Kunthakulam Bird Sanctury
The famous Kunthakulam bird sanctuary is situated 33 km south of Tirunelveli in Nanguneri taluk, a small and naturally beautiful village, covered with natural forests and ponds. The place is a favorite of bird-lovers. During the months of January to April, every year more than 10 thousand birds from various countries like Pakistan, Myanmar, Sri Lanka, USA, Australia migrate here and when the season is over the birds return back. Almost 5,000 people visit this sanctuary every day and enjoy the beauty of nature.
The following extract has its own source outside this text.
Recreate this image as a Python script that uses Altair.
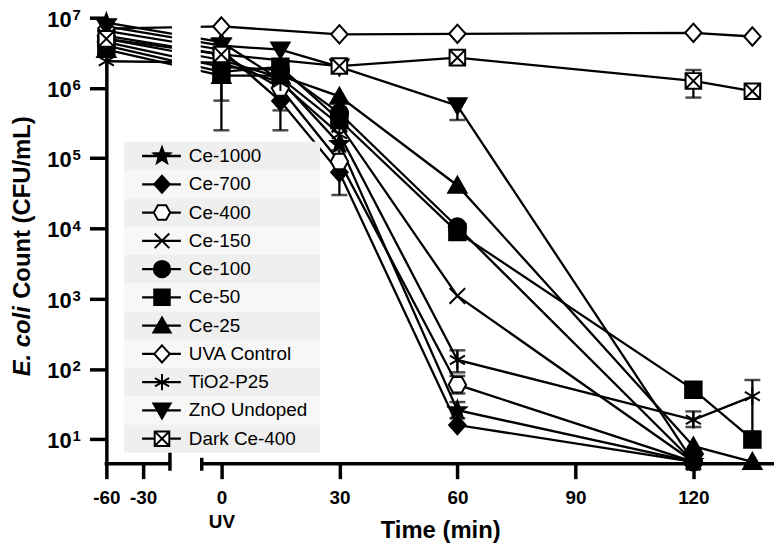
import math
import altair as alt
import pandas as pd

# ---------------- data ----------------
names = ["Ce-1000", "Ce-700", "Ce-400", "Ce-150", "Ce-100", "Ce-50", "Ce-25",
         "UVA Control", "TiO2-P25", "ZnO Undoped", "Dark Ce-400"]

t_main = [-60, 0, 15, 30, 60, 120]
t_ext = [-60, 0, 15, 30, 60, 120, 135]
t_ctrl = [-60, 0, 30, 60, 120, 135]

ce1000 = [8.5e6, 4.5e6, 1.3e6, 1.6e5, 26, 4.8]
ce700 = [6.5e6, 3.5e6, 6.5e5, 6.3e4, 16, 4.8]
ce400 = [5.5e6, 3.0e6, 1.0e6, 9.0e4, 60, 4.8]
ce150 = [5.0e6, 2.5e6, 1.4e6, 3.0e5, 1.1e3, 4.8]
ce100 = [4.5e6, 2.0e6, 1.8e6, 4.4e5, 1.05e4, 4.8]
ce50 = [4.0e6, 1.7e6, 2.0e6, 3.5e5, 8.9e3, 51, 10]
ce25 = [3.5e6, 1.5e6, 1.5e6, 7.6e5, 4.1e4, 8, 4.8]
uva = [7.0e6, 7.5e6, 5.8e6, 5.9e6, 6.1e6, 5.4e6]
tio2 = [2.4e6, 2.3e6, 1.2e6, 2.2e5, 135, 19, 41]
zno = [7.5e6, 4.0e6, 3.5e6, 2.0e6, 5.6e5, 4.8]
dark = [5.0e6, 3.0e6, 2.05e6, 2.7e6, 1.26e6, 9.0e5]

series_times = [t_main, t_main, t_main, t_main, t_main, t_ext, t_ext,
                t_ctrl, t_ext, t_main, t_ctrl]
series_vals = [ce1000, ce700, ce400, ce150, ce100, ce50, ce25, uva, tio2, zno, dark]

eb_series = ["Ce-25", "Ce-100", "Ce-700", "Ce-400", "Ce-700", "ZnO Undoped",
             "TiO2-P25", "Ce-400", "Ce-1000", "TiO2-P25", "TiO2-P25", "Dark Ce-400"]
eb_time = [0, 0, 15, 15, 30, 60, 60, 60, 60, 120, 135, 120]
eb_lo = [2.5e5, 6.6e5, 2.5e5, 4.8e5, 3.0e4, 3.5e5, 90, 45, 20, 15, 12, 7.3e5]
eb_hi = [2.5e6, 3.2e6, 1.6e6, 1.5e6, 1.3e5, 6.5e5, 185, 80, 34, 25, 70, 1.8e6]

x_ticks = [-60, -30, 0, 30, 60, 90, 120]
y_ticks = [10, 100, 1e3, 1e4, 1e5, 1e6, 1e7]

rows = []
for n, ts, vs in zip(names, series_times, series_vals):
    for t, v in zip(ts, vs):
        rows.append({"series": n, "time": t, "cfu": v})
df = pd.DataFrame(rows)
eb = pd.DataFrame({"series": eb_series, "time": eb_time, "lo": eb_lo, "hi": eb_hi})
leg = pd.DataFrame({"series": names, "row": list(range(len(names)))})
ytk = pd.DataFrame({"v": y_ticks, "e": [str(round(math.log10(v))) for v in y_ticks]})
one = pd.DataFrame({"a": [0]})

# ---------------- styling ----------------
FONT = "Liberation Sans"
W, H = 672, 449
XL, XR = 64, 96  # pixel positions of the axis break


def star_path(R=1.0, r=0.42):
    pts = []
    for k in range(10):
        ang = math.radians(-90 + 36 * k)
        rad = R if k % 2 == 0 else r
        pts.append(f"{rad * math.cos(ang):.3f},{rad * math.sin(ang):.3f}")
    return "M" + "L".join(pts) + "Z"


diamond = "M0,-1L0.9,0L0,1L-0.9,0Z"
shapes = [
    star_path(),
    diamond,
    "M-0.95,0L-0.48,-0.85L0.48,-0.85L0.95,0L0.48,0.85L-0.48,0.85Z",
    "M-0.85,-0.85L0.85,0.85M-0.85,0.85L0.85,-0.85",
    "M0.95,0A0.95,0.95,0,1,1,-0.95,0A0.95,0.95,0,1,1,0.95,0Z",
    "M-0.9,-0.9H0.9V0.9H-0.9Z",
    "M0,-0.95L1,0.8L-1,0.8Z",
    diamond,
    "M0,-0.95V0.95M-0.82,-0.48L0.82,0.48M-0.82,0.48L0.82,-0.48",
    "M-1,-0.8L1,-0.8L0,0.95Z",
    "M-0.85,-0.85H0.85V0.85H-0.85ZM-0.85,-0.85L0.85,0.85M-0.85,0.85L0.85,-0.85",
]
fills = ["black", "black", "white", "black", "black", "black", "black",
         "white", "black", "black", "white"]

xs = alt.Scale(domain=[-60, -8.1, -5, 140.5], range=[0, XL, XR, W], nice=False, zero=False)
ys = alt.Scale(type="log", domain=[4.5, 1e7], nice=False)

x_axis = alt.Axis(
    values=x_ticks, domain=False, grid=False, tickSize=15, tickWidth=3.5, tickColor="black",
    labelFont=FONT, labelFontWeight="bold", labelFontSize=19, labelColor="black",
    labelPadding=10, labelFlush=False, labelOverlap=False, labelLineHeight=24,
    labelExpr="datum.value == 0 ? ['0', 'UV'] : (datum.value < 0 ? '-' + abs(datum.value) : '' + datum.value)",
    title="Time (min)", titleFont=FONT, titleFontSize=24, titleFontWeight="bold",
    titleColor="black", titleY=67, titleBaseline="middle",
)
y_axis = alt.Axis(
    values=y_ticks, grid=False, domainWidth=3.5, domainColor="black",
    tickSize=17, tickWidth=3.5, tickColor="black", labels=False, title=None,
)

X = alt.X("time:Q", scale=xs, axis=x_axis)
shape_enc = alt.Shape("series:N", scale=alt.Scale(domain=names, range=shapes), legend=None)
fill_enc = alt.Fill("series:N", scale=alt.Scale(domain=names, range=fills), legend=None)

lines = alt.Chart(df).mark_line(color="black", strokeWidth=2.3).encode(
    x=X, y=alt.Y("cfu:Q", scale=ys, axis=y_axis), detail="series:N", order="time:Q")

eb_rule = alt.Chart(eb).mark_rule(color="black", strokeWidth=2.3).encode(
    x=X, y=alt.Y("lo:Q", scale=ys, axis=y_axis), y2="hi:Q")
cap_lo = alt.Chart(eb).mark_tick(color="black", orient="horizontal", size=16, thickness=2.5).encode(
    x=X, y=alt.Y("lo:Q", scale=ys, axis=y_axis))
cap_hi = alt.Chart(eb).mark_tick(color="black", orient="horizontal", size=16, thickness=2.5).encode(
    x=X, y=alt.Y("hi:Q", scale=ys, axis=y_axis))

points = alt.Chart(df).mark_point(size=340, stroke="black", strokeWidth=2, opacity=1,
                                  fillOpacity=1).encode(
    x=X, y=alt.Y("cfu:Q", scale=ys, axis=y_axis), shape=shape_enc, fill=fill_enc)

# y tick labels: "10" with a superscript exponent
ylab_base = alt.Chart(ytk).mark_text(
    text="10", align="right", baseline="middle", font=FONT, fontSize=22,
    fontWeight="bold", color="black", dy=2).encode(
    x=alt.value(-35), y=alt.Y("v:Q", scale=ys, axis=y_axis))
ylab_exp = alt.Chart(ytk).mark_text(
    align="left", baseline="middle", font=FONT, fontSize=15,
    fontWeight="bold", color="black", dy=-3).encode(
    x=alt.value(-34), y=alt.Y("v:Q", scale=ys, axis=y_axis), text="e:N")

mask = alt.Chart(one).mark_rect(color="white").encode(
    x=alt.value(XL + 2), x2=alt.value(XR - 1), y=alt.value(-16), y2=alt.value(H - 3))
ax_left = alt.Chart(one).mark_rule(color="black", strokeWidth=3.5).encode(
    x=alt.value(-1.75), x2=alt.value(XL), y=alt.value(H))
ax_right = alt.Chart(one).mark_rule(color="black", strokeWidth=3.5).encode(
    x=alt.value(XR), x2=alt.value(W), y=alt.value(H))
brk_left = alt.Chart(one).mark_rule(color="black", strokeWidth=3.5).encode(
    x=alt.value(XL), y=alt.value(H - 12), y2=alt.value(H + 7))
brk_right = alt.Chart(one).mark_rule(color="black", strokeWidth=3.5).encode(
    x=alt.value(XR), y=alt.value(H - 6), y2=alt.value(H + 7))

ytitle_a = alt.Chart(one).mark_text(
    text="E. coli", angle=270, align="left", baseline="middle", font=FONT, fontSize=24,
    fontWeight="bold", fontStyle="italic", color="black").encode(
    x=alt.value(-84), y=alt.value(361))
ytitle_b = alt.Chart(one).mark_text(
    text="Count (CFU/mL)", angle=270, align="left", baseline="middle", font=FONT, fontSize=24,
    fontWeight="bold", color="black").encode(
    x=alt.value(-84), y=alt.value(283))

data_layer = alt.layer(lines, eb_rule, cap_lo, cap_hi, points, ylab_base, ylab_exp, mask,
                       ax_left, ax_right, brk_left, brk_right, ytitle_a, ytitle_b)

LY = alt.Y("row:O", scale=alt.Scale(type="band", domain=list(range(len(names))),
                                     range=[125, 438], paddingInner=0, paddingOuter=0),
           axis=None)
leg_bg = alt.Chart(leg).mark_rect().encode(
    x=alt.value(18), x2=alt.value(215), y=LY,
    fill=alt.condition("datum.row % 2 == 0", alt.value("#efefef"), alt.value("#f7f7f7")))
leg_line = alt.Chart(leg).mark_rule(color="black", strokeWidth=2.3).encode(
    x=alt.value(36), x2=alt.value(75), y=LY)
leg_pt = alt.Chart(leg).mark_point(size=300, stroke="black", strokeWidth=2, opacity=1,
                                   fillOpacity=1).encode(
    x=alt.value(56), y=LY, shape=shape_enc, fill=fill_enc)
leg_txt = alt.Chart(leg).mark_text(align="left", baseline="middle", font=FONT, fontSize=19,
                                   color="black").encode(
    x=alt.value(83), y=LY, text="series:N")
legend_layer = alt.layer(leg_bg, leg_line, leg_pt, leg_txt)

chart = alt.layer(data_layer, legend_layer).resolve_scale(y="independent").properties(
    width=W, height=H,
    autosize=alt.AutoSizeParams(type="none"),
    padding={"left": 99, "top": 8, "right": 0, "bottom": 78},
    background="white",
).configure_view(stroke=None)

chart.save("out.html", embed_options={"renderer": "svg", "actions": False})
Anamalai (Indira Gandhi) Wildlife Sanctuary
Situated about 90 kms from Coimbatore, in the Western Ghats near Pollachi is the Anamalai wildlife sanctuary. The sanctuary is spread over an area of 958 sq. kms. The sanctuary has a national park, which boasts of various kinds of animals like Elephant, Gaur, Tiger, Panther, Sloth Bear, Deer, Wild Bear, Wild Dog, Porcupine, Flying Squirrel, Jackal, Pangolin, Civet Cat and birds like Rocket-tailed Drongo, Red Whiskered Bulbul, Tree Pie, Black Headed Oriole, Spotted Dove, Pigeon, etc. The Amaravati reservoir in the Anamalai wildlife sanctuary is home to a large number of crocodiles.